Partió dejándonos a todos con una mezcla de comprensión, vergüenza y curiosidad. La muchacha nos miró desafiante. El que estaba delante de mí le dijo algo y ella se rió. Fueron a sentarse junto a la ventana mientras yo me retiraba nuevamente a mi estado de muerte aparente. Al fin regresó la estricta funcionaria.
—Ven aquí. He acordado con tus padres que te vamos a pagar el billete de regreso a Inglaterra, pero no puedo permitir que te quedes aquí ni un día más. Saldrás mañana mismo.
Todos nos pusimos en tensión, percibiendo que la aludida no era ninguna dulce violeta que aceptara pasivamente semejante tratamiento.
Para nuestra sorpresa, sonrió tiernamente.
—No se preocupe. Este mes me ha invitado a su yate —dijo señalando al hombre que había estado hablando con ella. Y se marcharon juntos acompañados por nuestro atronador aplauso silencioso.
Mi caso fue mucho más rutinario. Sin que se me concediera otra cosa que una mirada de repugnancia dirigida a mis pantalones y un respingo de desaprobación, me extendieron el pasaje. Naturalmente, tomé la precaución de ajustar mi versión de los sucesos a la que contenía la declaración.
Así pues, dieciocho meses después de mi partida, llegué a Inglaterra con un par de pantalones rotos, siete sucias libretas de apuntes sobre África occidental, una máquina de fotos llena de arena y una denuncia en italiano. Había perdido dieciocho kilos, mi piel había adquirido un color marronáceo y tenía los globos oculares de un tono amarillo fuerte. De esta guisa hice frente al funcionario de inmigración.
—¿Pasaporte?
—Me temo que lo he perdido. —Le entregué la denuncia en italiano y él entrecerró los ojos—. Pero… ¿es usted inglés, señor?
—¿Cómo? Ah…, sí, sí.
—Entonces estará usted dispuesto a firmar una declaración a tal efecto.
—Desde luego.
—Muy bien. Pase usted. —Me hizo una seña con el brazo. No podía ser tan fácil. Me esperaba una trampa. Lo miré desconfiado.

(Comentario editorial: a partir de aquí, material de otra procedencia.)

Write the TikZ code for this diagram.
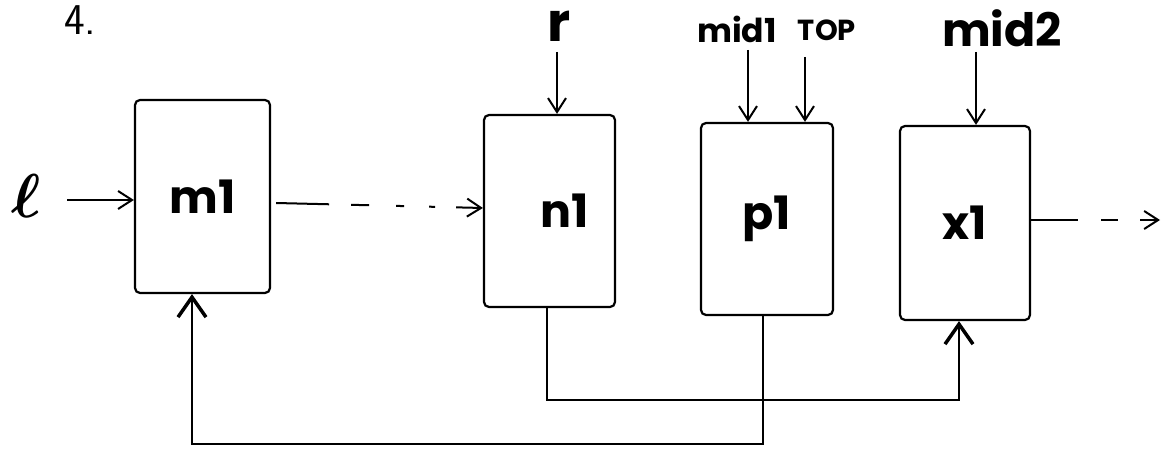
\documentclass[tikz,border=0pt]{standalone}
\usepackage{amsmath}
\usepackage{fontspec}
\setmainfont{Poppins}
\usetikzlibrary{arrows.meta}

\tikzset{
  x=1pt, y=-1pt,
  blk/.style={draw, line width=2.2pt, rounded corners=5pt, inner sep=0pt,
              font=\fontsize{46}{46}\selectfont\bfseries},
  tag/.style={inner sep=0pt, anchor=base, font=\fontsize{#1}{#1}\selectfont\bfseries},
  wire/.style={line width=2pt},
  inarrow/.style={wire, -{Straight Barb[length=14pt,width=18pt,line width=2pt]}},
  uparrow/.style={line width=2.2pt, -{Straight Barb[length=20pt,width=28pt,line width=3.5pt]}},
}

\begin{document}
\begin{tikzpicture}
\useasboundingbox (0,0) rectangle (1170,454);

% heading
\node[inner sep=0pt, anchor=base west, font=\sffamily\fontsize{44}{44}\selectfont] (num) at (64,35) {4.};

% blocks
\node[blk, minimum width=135pt, minimum height=193pt] (m1) at (202.5,196.5) {m1};
\node[blk, minimum width=131pt, minimum height=192pt] (n1) at (549.5,211) {\hspace*{30pt}n1};
\node[blk, minimum width=132pt, minimum height=192pt] (p1) at (767,219) {p1};
\node[blk, minimum width=130pt, minimum height=194pt] (x1) at (965,223) {x1};

% input labels
\node[inner sep=0pt] (lin) at (26,196) {\scalebox{6.2}{$\boldsymbol{\ell}$}};
\node[tag=54] (rlbl) at (559,42) {r};
\node[tag=33] (mid1) at (737,43) {mid1};
\node[tag=29] (top) at (827,41) {TOP};
\node[tag=46] (mid2) at (1002,47) {mid2};

% arrow ends
\coordinate (la) at (67,200);
\coordinate (ra) at (557,52);
\coordinate (ma) at (748,50);
\coordinate (ta) at (805,57);
\coordinate (na) at (976,52);
\coordinate (xout) at (1160,220);
\coordinate (fa) at (763,444);
\coordinate (fb) at (192,444);
\coordinate (ga) at (547,400);
\coordinate (gb) at (959,400);

% inputs
\draw[inarrow] (la) -- (la -| m1.west);
\draw[inarrow] (ra) -- (ra |- n1.north);
\draw[inarrow] (ma) -- (ma |- p1.north);
\draw[inarrow] (ta) -- (ta |- p1.north);
\draw[inarrow] (na) -- (na |- x1.north);

% forward links
\draw[inarrow, dash pattern=on 53pt off 22pt on 18pt off 27pt on 8pt off 25pt on 6pt off 21pt on 40pt]
  ([shift={(5pt,-6.5pt)}]m1.east) -- ([yshift=3pt]n1.west);
\draw[inarrow, dash pattern=on 47pt off 23pt on 17pt off 22pt on 30pt]
  (xout -| x1.east) -- (xout);

% feedback paths
\draw[uparrow] (fa |- p1.south) -- (fa) -- (fb) -- (fb |- m1.south);
\draw[uparrow] (ga |- n1.south) -- (ga) -- (gb) -- (gb |- x1.south);
\end{tikzpicture}
\end{document}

—¿Quiere decir que no tengo que gritar, amenazarlo ni ofrecerle dinero?
—Pase usted.
La paradoja del viajero espacial einsteiniano es una de las que más ha dado que pensar a los matemáticos. Después de recorrer el universo a gran velocidad durante unos meses, regresa a la Tierra y descubre que en realidad han transcurrido décadas enteras. El viajero antropológico se encuentra en la posición opuesta. Durante lo que parece un periodo de tiempo extraordinariamente largo, permanece aislado en otros mundos, donde se plantea problemas cósmicos y envejece de forma considerable, para regresar y descubrir que tan sólo han pasado unos meses. La bellota que plantó no se ha convertido en un gran árbol, apenas ha tenido tiempo de sacar un débil brote, sus hijos no se han vuelto adultos y únicamente sus más íntimos amigos han notado su ausencia.
Además, resulta ciertamente insultante comprobar lo bien que funciona el mundo sin uno. Mientras el viajero ha estado cuestionando sus creencias más fundamentales, la vida ha seguido su curso sin alteraciones. Los amigos siguen coleccionando cazuelas francesas idénticas y la acacia del fondo del jardín sigue creciendo espléndidamente.
El antropólogo que regresa a casa no espera una bienvenida de héroe, pero la frialdad de algunos amigos parece excesiva. Una hora después de llegar me telefoneó un conocido para decirme sucintamente:
—Oye, no sé dónde has estado, pero te dejaste un jersey en mi casa hace casi dos años. ¿Cuándo vas a venir a recogerlo?
Uno se queda con la vana sensación de que tales preguntas no son dignas de un profeta que retorna a su tierra.
Una extraña sensación de distanciamiento se apodera de uno, no porque las cosas hayan cambiado sino porque uno ya no las ve «naturales» o «normales». «Ser inglés» le parece a uno igual de ficticio que «ser dowayo». Se encuentra uno hablando de las cosas que les parecen importantes a los amigos con la misma seriedad indiferente con que se puede hablar de brujería con los indígenas. El resultado de esta falta de integración es una sensación creciente de inseguridad reforzada por el gran número de blancos presurosos que uno encuentra a cada paso.
Todo lo relacionado con las compras resulta dificilísimo. Ver los estantes de un supermercado repletos de alimentos produce una nauseabunda aversión o un estremecimiento de impotencia. Yo o bien daba tres vueltas a la tienda y luego abandonaba todo intento de decidir, o bien me compraba grandes cantidades de los artículos más lujosos y salía muerto de miedo de que me los quitaran.